Ted Robertson: When you look at a plan on a macro level, you have a body shop, a paint shop and a train shop. Without a doubt, the paint shop is the most expensive investment. And we continue to work with our customers globally, and if they have a need for us to make a vehicle assembly, the business model will have to be ready for them and ready for us. We have to be assured that we can sustain the volumes that we would need based on the investment that we would have to make. And we order many pools of operation models out there today. When you look at Europe, I think there are 350 today. In China it's going to be equal to that or greater by 2013. So we continue to look at emerging regions, but it's very complicated. We have customers that want us to be completely on call, and we need the business case has to be going for us too.
Q: What are your future plans for the coming year? I heard you have many technologies coming out there, many engineering standards… just giving an example, I heard about a technology breakout with the Ford Focus.
James Tobin: There is a platform in Cologne Germany, and many manufacturing plants globally. I think somewhere between 12 to 17 plants complete vehicles for CKD. So it's a very big program for Ford. What we see is that they have a common architecture; we are using new manufacturing processes and we make sure that we have the global footprint in place to support the global manufacture request from our customers. Because again, like I mentioned before, we have to take each component, each group, working with every single tool and ship them to multiple regions. So we are looking at certain technologies to go into the emerging markets. In products as well as processes; processes are really important because we want to maintain consistency from region to region.

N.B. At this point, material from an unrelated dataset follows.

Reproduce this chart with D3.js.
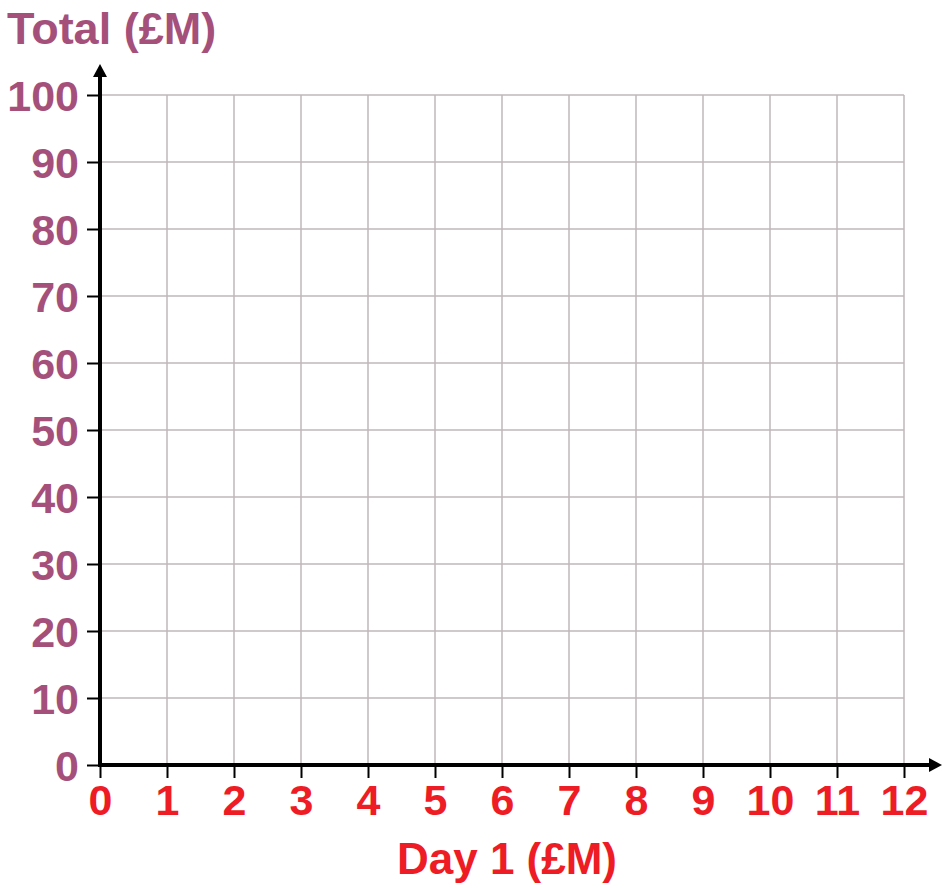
<!DOCTYPE html>
<html><head><meta charset="utf-8">
<script src="https://cdn.jsdelivr.net/npm/d3@7/dist/d3.min.js"></script>
<style>
html,body{margin:0;padding:0;background:#fff;}
svg{display:block;}
text{font-family:"Liberation Sans",Arial,sans-serif;font-weight:bold;}
</style></head>
<body>
<svg id="chart" width="942" height="888"></svg>
<script>
const xTicks = [0,1,2,3,4,5,6,7,8,9,10,11,12];
const yTicks = [0,10,20,30,40,50,60,70,80,90,100];
const xTitle = "Day 1 (£M)";
const yTitle = "Total (£M)";

const svg = d3.select("#chart");
const x = d3.scaleLinear().domain([0,12]).range([100,904]);
const y = d3.scaleLinear().domain([0,100]).range([765,95]);
const purple = "#a4507b", red = "#ee1c24";

// grid
svg.append("g").selectAll("line").data(xTicks.slice(1)).join("line")
  .attr("x1", d=>x(d)).attr("x2", d=>x(d)).attr("y1", y(0)).attr("y2", y(100))
  .attr("stroke", "#bfb7bb").attr("stroke-width", 1.5);
svg.append("g").selectAll("line").data(yTicks.slice(1)).join("line")
  .attr("x1", x(0)).attr("x2", x(12)).attr("y1", d=>y(d)).attr("y2", d=>y(d))
  .attr("stroke", "#bfb7bb").attr("stroke-width", 1.5);

// x axis ticks + labels
const xa = svg.append("g").attr("transform", `translate(0,${y(0)})`)
  .call(d3.axisBottom(x).tickValues(xTicks).tickSize(13).tickPadding(6).tickFormat(d3.format("d")));
xa.select(".domain").remove();
xa.selectAll(".tick line").attr("stroke", "#000").attr("stroke-width", 2);
xa.selectAll(".tick text").attr("fill", red).attr("font-size", 43)
  .attr("font-family", "'Liberation Sans',Arial,sans-serif").attr("font-weight", "bold")
  .attr("dy", null).attr("y", 50);

// y axis ticks + labels
const ya = svg.append("g").attr("transform", `translate(${x(0)},0)`)
  .call(d3.axisLeft(y).tickValues(yTicks).tickSize(13).tickPadding(8).tickFormat(d3.format("d")));
ya.select(".domain").remove();
ya.selectAll(".tick line").attr("stroke", "#000").attr("stroke-width", 2);
ya.selectAll(".tick text").attr("fill", purple).attr("font-size", 43)
  .attr("font-family", "'Liberation Sans',Arial,sans-serif").attr("font-weight", "bold")
  .attr("dy", "0.36em").attr("x", -21);

// main axis lines with arrows
svg.append("line").attr("x1", x(0)).attr("x2", 932).attr("y1", y(0)).attr("y2", y(0))
  .attr("stroke", "#000").attr("stroke-width", 4);
svg.append("path").attr("d", `M942,${y(0)} L929,${y(0)-7} L929,${y(0)+7} Z`).attr("fill", "#000");
svg.append("line").attr("x1", x(0)).attr("x2", x(0)).attr("y1", y(0)+2).attr("y2", 74)
  .attr("stroke", "#000").attr("stroke-width", 4);
svg.append("path").attr("d", `M${x(0)},64 L${x(0)-7},77 L${x(0)+7},77 Z`).attr("fill", "#000");

// titles
svg.append("text").attr("x", 7).attr("y", 44).attr("fill", purple).attr("font-size", 45).text(yTitle);
svg.append("text").attr("x", 507).attr("y", 874).attr("text-anchor", "middle").attr("fill", red)
  .attr("font-size", 44).text(xTitle);
</script>
</body></html>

Q: What is the hope of having complete vehicle assemblies as a business in some of the emerging countries?
James Tobin: Right now, our vehicle assembling system is contained in Graz Austria only, we have the two assembly plants in Graz; we are exploring taking that "flexplant" concept, when I say "flexplant" it means having multiple products being built in one assembly plant, multiple modules, multiple customers in one plant. So we are looking to expand this concept to other regions of the world. Of course we are not going to build the plant hoping the work will come, we are talking about our customers and when it comes down to its capacity constraints. When you look at the BMW X3, or you look at Chrysler when they had the European volume of the minivan and other products that they wanted built over there; that's where it came down. It was capacity constrained within the OEMs. So we continue to talk to our customers like I said, we are extremely flexible on what products we offer, whereas it is a product or module, and the complete vehicle assembly. So we continue to see if there is a demand around in the world.
Q: Within other parts of the world like China and India, is it possible to hold a "flexplant"?
James Tobin: When you look at the growth in the automotive industry. We were about 68 million units in 2007 globally. The forecast is to grow by 2013 to somewhere around 84 million units. If you look at the amount of plants there are in America, as well as Europe, I don't know that they would require a "flexplant". The growth market, we continue to explore. If there is an opportunity for us to build the plant.
Q: So generally, whenever you enter a new market, do you start down and go up from the different car segments?
James Tobin: Again it depends on the customer. If you look at some of the brochure listed in the last 9 months, we are building everything from a Mini Cooper SUV, which is a very small car, to a High end Aston Martin. So you got one end of the spectrum to the other.